(TASK DETAILS): Without including any images, repeat the data exactly.

(DATA LINES):
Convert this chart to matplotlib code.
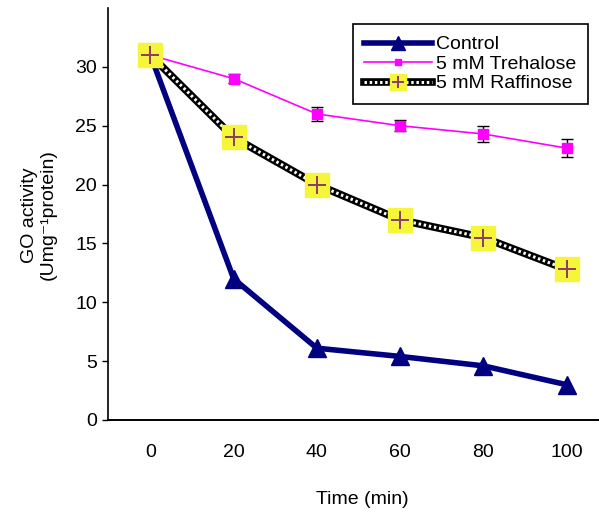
import matplotlib
matplotlib.use('Agg')
import matplotlib.pyplot as plt
from matplotlib.lines import Line2D
from matplotlib.legend_handler import HandlerTuple

plt.rcParams['font.family'] = ['Liberation Sans', 'DejaVu Sans']
plt.rcParams['font.size'] = 14

time_min = [0, 20, 40, 60, 80, 100]
control = [31.0, 12.0, 6.1, 5.4, 4.6, 3.0]
trehalose = [31.0, 29.0, 26.0, 25.0, 24.3, 23.1]
trehalose_err = [0.0, 0.4, 0.6, 0.45, 0.7, 0.8]
raffinose = [31.0, 24.0, 20.0, 17.0, 15.5, 12.8]

x_ticks = [0, 20, 40, 60, 80, 100]
y_ticks = [0, 5, 10, 15, 20, 25, 30]


def main():
    fig = plt.figure(figsize=(5.99, 5.12), dpi=100)
    ax = fig.add_axes([108 / 599, 92 / 512, 491 / 599, 412 / 512])

    # trehalose with error bars
    ax.errorbar(time_min, trehalose, yerr=trehalose_err, color='#FF00FF',
                lw=1.2, marker='s', ms=6.5, mec='#FF00FF', ecolor='black',
                elinewidth=1.0, capsize=4, capthick=1.0, zorder=3)
    h_tre = Line2D([], [], color='#FF00FF', lw=1.2, marker='s', ms=7)

    # raffinose: black line with white chain pattern
    l_raf_black, = ax.plot(time_min, raffinose, color='black', lw=5.5, zorder=2)
    l_raf_white, = ax.plot(time_min, raffinose, color='white', lw=2.2,
                           linestyle=(0, (0.8, 0.9)), zorder=2.1)
    m_raf_sq, = ax.plot(time_min, raffinose, ls='none', marker='s', ms=17,
                        mfc='#F5F53A', mec='#F5F53A', zorder=4)
    m_raf_plus, = ax.plot(time_min, raffinose, ls='none', marker='+', ms=13,
                          mew=1.4, color='#8B3A6E', zorder=5)

    # control
    l_ctrl, = ax.plot(time_min, control, color='#000080', lw=4, marker='^',
                      ms=13.5, zorder=3)

    ax.set_xlim(-10.2, 107.8)
    ax.set_ylim(0, 35)
    ax.set_xticks(x_ticks)
    ax.set_yticks(y_ticks)
    ax.tick_params(axis='x', length=0, pad=17, labelsize=14)
    ax.tick_params(axis='y', length=4, width=1, direction='out', pad=4,
                   labelsize=14)
    ax.spines['top'].set_visible(False)
    ax.spines['right'].set_visible(False)
    ax.spines['left'].set_linewidth(1.2)
    ax.spines['bottom'].set_linewidth(1.4)

    fig.text(362 / 599, 12 / 512, 'Time (min)', ha='center', va='center',
             fontsize=14)
    fig.text(39 / 599, 1 - 215 / 512, 'GO activity\n(Umg\u207b\u00b9protein)',
             rotation=90, ha='center', va='center', multialignment='center',
             fontsize=14, linespacing=1.1)

    leg = ax.legend([l_ctrl, h_tre, (l_raf_black, l_raf_white, m_raf_sq, m_raf_plus)],
                    ['Control', '5 mM Trehalose', '5 mM Raffinose'],
                    handler_map={tuple: HandlerTuple(ndivide=1, pad=0)},
                    loc='upper right', bbox_to_anchor=(0.978, 0.961),
                    borderaxespad=0, fancybox=False, framealpha=1,
                    edgecolor='black', fontsize=14, handlelength=3.5,
                    labelspacing=0.1, handletextpad=0.2, borderpad=0.6,
                    markerscale=0.7)
    leg.get_frame().set_linewidth(1.2)

    fig.savefig('out.png', dpi=100)


if __name__ == '__main__':
    main()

(EXERCISE RESPONSE):
Convert this chart to matplotlib code.
import matplotlib
matplotlib.use('Agg')
import matplotlib.pyplot as plt
from matplotlib.lines import Line2D
from matplotlib.legend_handler import HandlerTuple

plt.rcParams['font.family'] = ['Liberation Sans', 'DejaVu Sans']
plt.rcParams['font.size'] = 14

time_min = [0, 20, 40, 60, 80, 100]
control = [31.0, 12.0, 6.1, 5.4, 4.6, 3.0]
trehalose = [31.0, 29.0, 26.0, 25.0, 24.3, 23.1]
trehalose_err = [0.0, 0.4, 0.6, 0.45, 0.7, 0.8]
raffinose = [31.0, 24.0, 20.0, 17.0, 15.5, 12.8]

x_ticks = [0, 20, 40, 60, 80, 100]
y_ticks = [0, 5, 10, 15, 20, 25, 30]


def main():
    fig = plt.figure(figsize=(5.99, 5.12), dpi=100)
    ax = fig.add_axes([108 / 599, 92 / 512, 491 / 599, 412 / 512])

    # trehalose with error bars
    ax.errorbar(time_min, trehalose, yerr=trehalose_err, color='#FF00FF',
                lw=1.2, marker='s', ms=6.5, mec='#FF00FF', ecolor='black',
                elinewidth=1.0, capsize=4, capthick=1.0, zorder=3)
    h_tre = Line2D([], [], color='#FF00FF', lw=1.2, marker='s', ms=7)

    # raffinose: black line with white chain pattern
    l_raf_black, = ax.plot(time_min, raffinose, color='black', lw=5.5, zorder=2)
    l_raf_white, = ax.plot(time_min, raffinose, color='white', lw=2.2,
                           linestyle=(0, (0.8, 0.9)), zorder=2.1)
    m_raf_sq, = ax.plot(time_min, raffinose, ls='none', marker='s', ms=17,
                        mfc='#F5F53A', mec='#F5F53A', zorder=4)
    m_raf_plus, = ax.plot(time_min, raffinose, ls='none', marker='+', ms=13,
                          mew=1.4, color='#8B3A6E', zorder=5)

    # control
    l_ctrl, = ax.plot(time_min, control, color='#000080', lw=4, marker='^',
                      ms=13.5, zorder=3)

    ax.set_xlim(-10.2, 107.8)
    ax.set_ylim(0, 35)
    ax.set_xticks(x_ticks)
    ax.set_yticks(y_ticks)
    ax.tick_params(axis='x', length=0, pad=17, labelsize=14)
    ax.tick_params(axis='y', length=4, width=1, direction='out', pad=4,
                   labelsize=14)
    ax.spines['top'].set_visible(False)
    ax.spines['right'].set_visible(False)
    ax.spines['left'].set_linewidth(1.2)
    ax.spines['bottom'].set_linewidth(1.4)

    fig.text(362 / 599, 12 / 512, 'Time (min)', ha='center', va='center',
             fontsize=14)
    fig.text(39 / 599, 1 - 215 / 512, 'GO activity\n(Umg\u207b\u00b9protein)',
             rotation=90, ha='center', va='center', multialignment='center',
             fontsize=14, linespacing=1.1)

    leg = ax.legend([l_ctrl, h_tre, (l_raf_black, l_raf_white, m_raf_sq, m_raf_plus)],
                    ['Control', '5 mM Trehalose', '5 mM Raffinose'],
                    handler_map={tuple: HandlerTuple(ndivide=1, pad=0)},
                    loc='upper right', bbox_to_anchor=(0.978, 0.961),
                    borderaxespad=0, fancybox=False, framealpha=1,
                    edgecolor='black', fontsize=14, handlelength=3.5,
                    labelspacing=0.1, handletextpad=0.2, borderpad=0.6,
                    markerscale=0.7)
    leg.get_frame().set_linewidth(1.2)

    fig.savefig('out.png', dpi=100)


if __name__ == '__main__':
    main()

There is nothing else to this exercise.